We had sort of written this review before actually listening to the CD. We would start by explaining that we have a huge crush on Ian Bostridge (he is dreamy), point out that we love many of his performances, and then observe that this new disc is completely and totally unnecessary. It is unnecessary for two reasons, (1) Bostridge has already recorded the Benjamin Britten's Serenade, like, five years ago (with a different orchestra but for the same label), and (2) the recordings that Britten himself made with the singer for whom these pieces were written, his lover Peter Pears, have been rereleased on CD and are still available (here, here, and here). Yes, the recordings from the 1940s are in mono, there is surface noise, and it seems absolutely everyone hates Pears's voice — but the historical recordings remain, in many senses, definitive readings.

Then we actually listened to Bostridge's version. And... his interpretations are really smart. And his voice is pretty. And Simon Rattle's conducting clips along elegantly. Still, if we had to chose only one recording of these pieces for ourselves, it would be the Pears, no contest. And yet, if we were going to introduce these pieces to someone who had never heard them before... well, you just have to do a lot less apologising for Bostridge ("I know Pears sounds like he's being strangled on that high note, BUT...").

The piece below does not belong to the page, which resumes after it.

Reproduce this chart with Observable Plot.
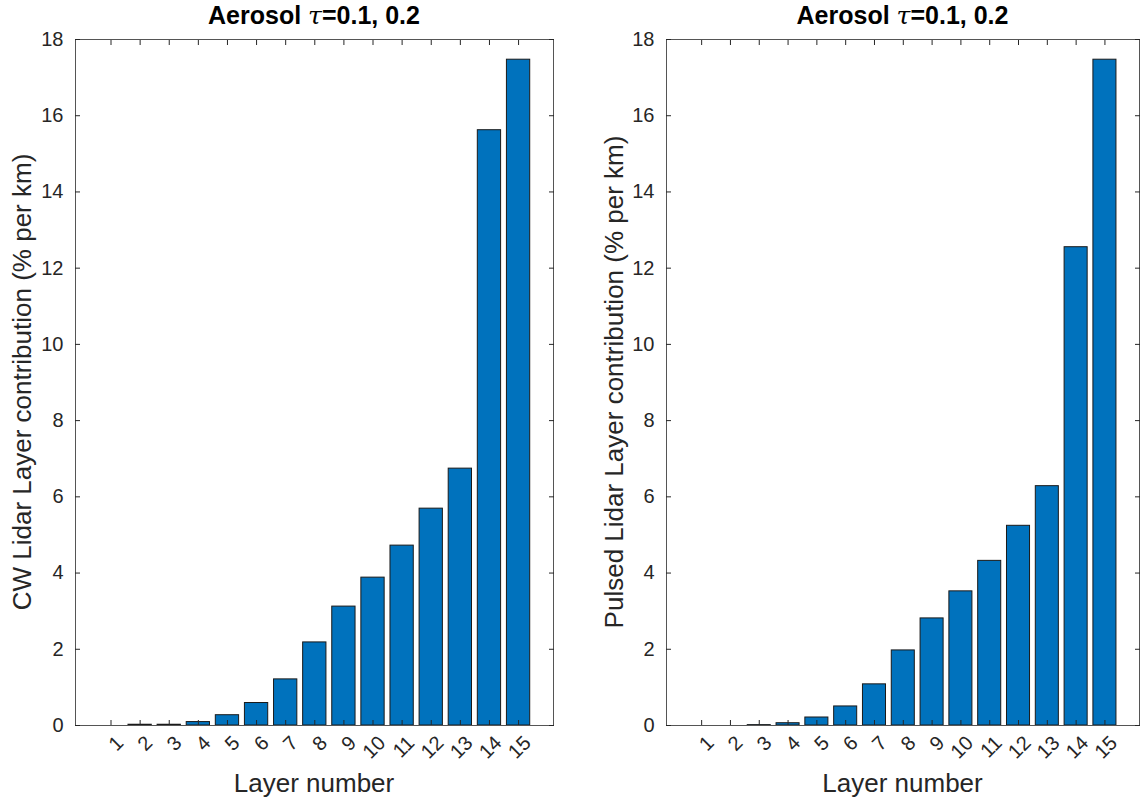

The detail that moves the disc firmly out of the "unnecessary" bin are, improbably, the program notes. They are written by Bostridge himself, and we can't think of another singer who could write on his own repertoire without making the musicologist in us cringe with embarrassment. (He used to be an academic himself, see.) In the booklet, he gives quick readings of the music and the poetry that are genuinely illuminating, and deals sensitively with the pieces' various romantic and sexual subtexts.